The Union therefore correctly points out that arbitral law provides that past practices which give meaning to ambiguous contract language cannot be unilaterally abolished. (1) Here, such ambiguity exists because Article 6 on its face does not expressly address this issue and because the phrase, "outside of the normal schedule of hours during the week" therein appears to conflict with the phrase, "shall receive compensatory time off at time and one-half rate for the actual hours worked. . ." In such circumstances, it is appropriate to see how the parties themselves have interpreted this language --- something that can best be done here by looking at the two grievance settlements which support the Union's position.

In light of the foregoing, it therefore is my


1. That the County has violated Article 6 of the contract by not including paid time off in determining for overtime purposes whether employes exceed the 38 3/4 hours' requirement.

2. That as a remedy, the County shall make whole all affected employes by crediting and paying them at the time and one-half rate for all such time since January 1, 1992, to the present.

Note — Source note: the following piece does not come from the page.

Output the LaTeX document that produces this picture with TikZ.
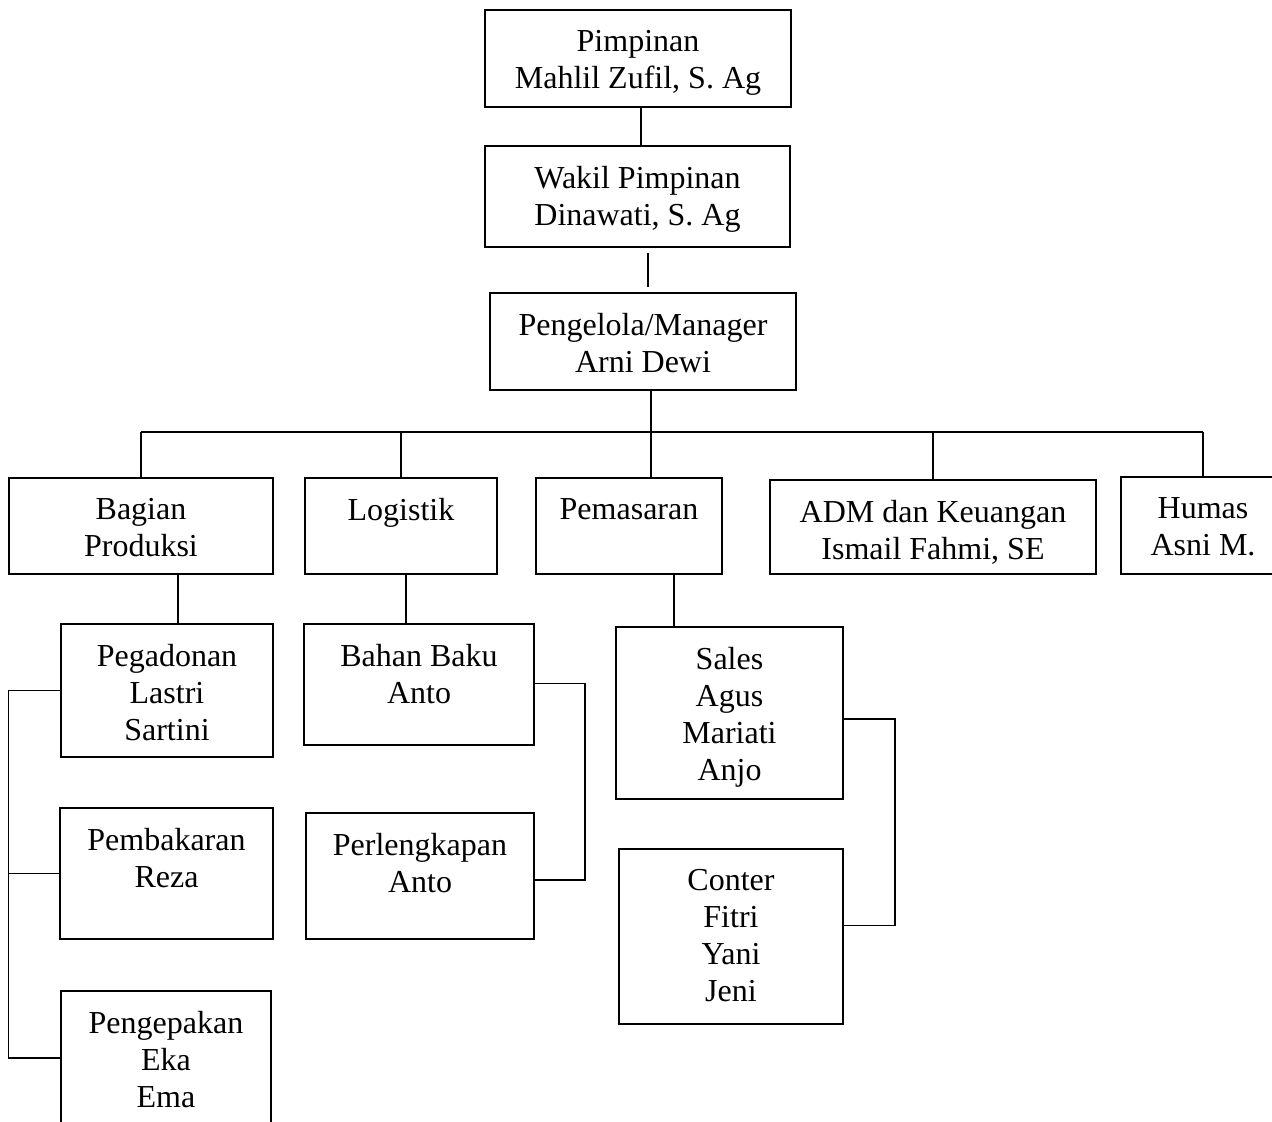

3. That to resolve any disputes which may arise over application of this Award, I shall maintain my jurisdiction for at least thirty (30) days.

Dated at Madison, Wisconsin this 30th day of June, 1993.

By Amedeo Greco /s/

Amedeo Greco, Arbitrator

1. See for example Douglas County Federation of Nurses and Health Professionals, Local 5034, AFT, AFL-CIO, and Dane County, (unpublished), Arbitrator James W. Engmann (August, 1991) appended to the Union's brief, and How Arbitration Works, p. 449.